There has been much recent discussion about the impacts of new technology on work. There is a fear that robotics and computerization can displace and dislocate workers, and possibly lead to mass unemployment. While the technologies are new, this basic dynamic is hundreds of years old, going back at least to the industrial revolution.

The impact of automation on workers is often presented in a mechanical or deterministic way, as if technology determines economics. But really, the future of work in the context of automation is always a political question.


For with each cycle of technical change, the same social conflict recurs: will technology be used to ease life and liberate us from labor, or to subordinate us even more to alienated work? Will we, for example, use increased productivity to drastically reduce working hours, or will new technologies merely allow employers to more tightly control their workforces? Why are we not working 15 hour weeks, as the economist John Maynard Keynes predicted in 1930?

I want to emphasize, ultimately, the political and social *conflict* around work and technology. Just as much as technology affects work, I argue, it is the collective struggles of workers that shape the direction of technology.
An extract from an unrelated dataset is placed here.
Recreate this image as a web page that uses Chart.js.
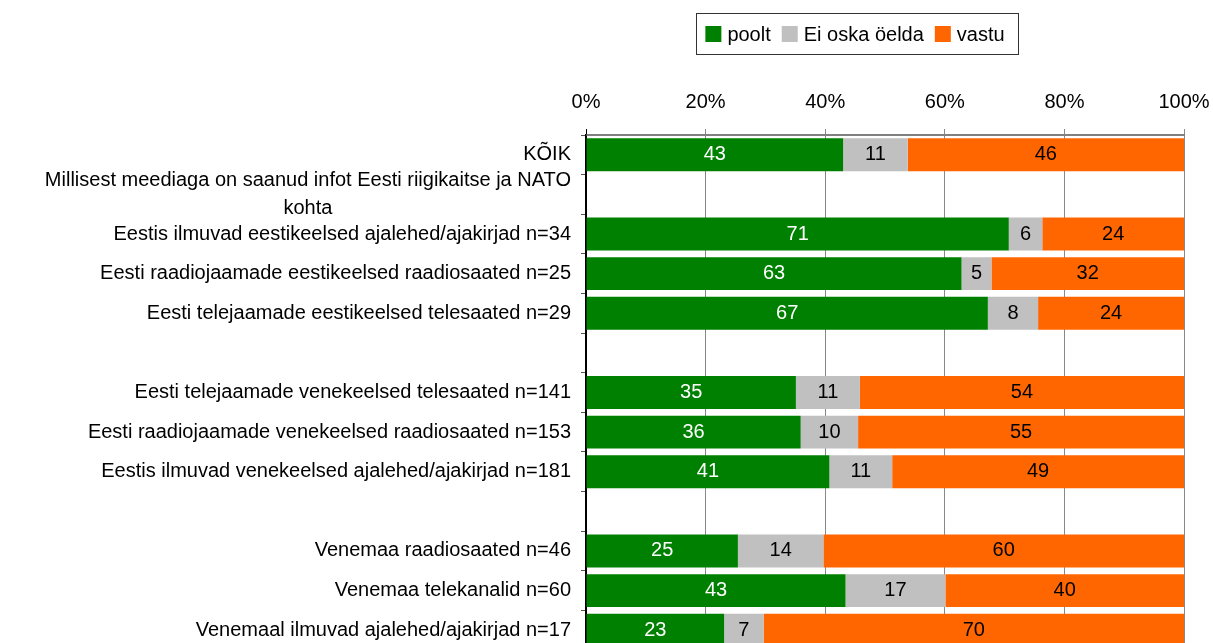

Thus I sketch some of the political shifts that must occur in order for the future of work to be one of greater abundance and leisure for all, rather than a future in which increased wealth is monopolized by a small class that owns the robots.

A whirlwind tour through science fiction, social theory and the new technologies already shaping our lives, my talk  is a balance sheet of the socialisms we may reach if a resurgent Left is successful, and the barbarisms we may be consigned to if those movements fail.